In a defense environment, requirements are not static text. They are living commitments that connect mission needs to engineering execution and verification evidence. A well implemented requirements management platform helps ensure those commitments remain visible, controlled, and defensible from initial concept through long term sustainment.
FAQ
What is requirements management software for defense?
It is a specialized platform used to capture, organize, trace, review, approve, and verify requirements for defense systems and programs. It supports engineering discipline, compliance evidence, and controlled collaboration across program teams.
Why is traceability important in defense programs?
Traceability shows how mission needs, contractual requirements, designs, tests, risks, and evidence are connected.
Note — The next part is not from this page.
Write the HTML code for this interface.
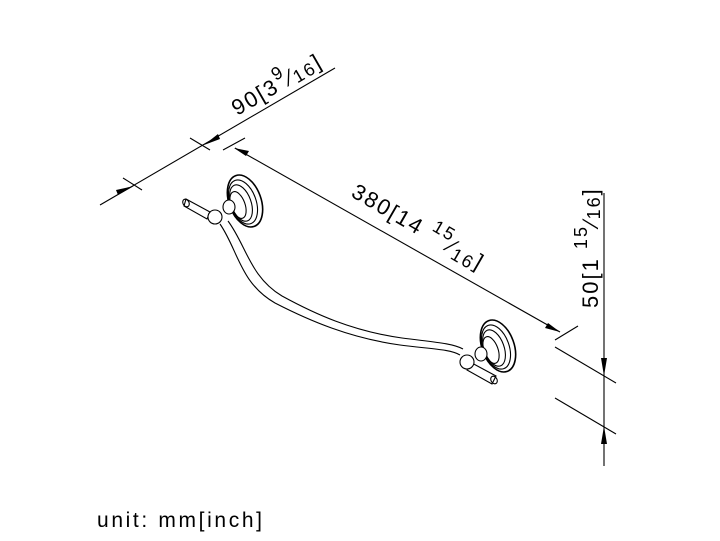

It helps teams prove that requirements are addressed and that system features have approved justification.
How does requirements management software support compliance?
It supports compliance by linking requirements to standards, controls, reviews, approvals, verification results, and audit evidence. It also provides reports and traceability matrices that can be used during reviews and certification activities.
Can requirements management software support systems engineering?
Yes. It supports systems engineering by helping teams decompose requirements, allocate them to system elements, connect them to architecture models, manage interfaces, and track verification across the system life cycle.
What features should defense organizations prioritize?
Defense organizations should prioritize strong traceability, access control, audit trails, baseline management, change workflows, reporting, scalability, integration capability, and support for secure deployment environments.
Is a spreadsheet enough for managing defense requirements?
Spreadsheets may work for small or early efforts, but they are usually insufficient for complex defense programs. Dedicated software provides stronger traceability, version control, collaboration, reporting, and audit readiness.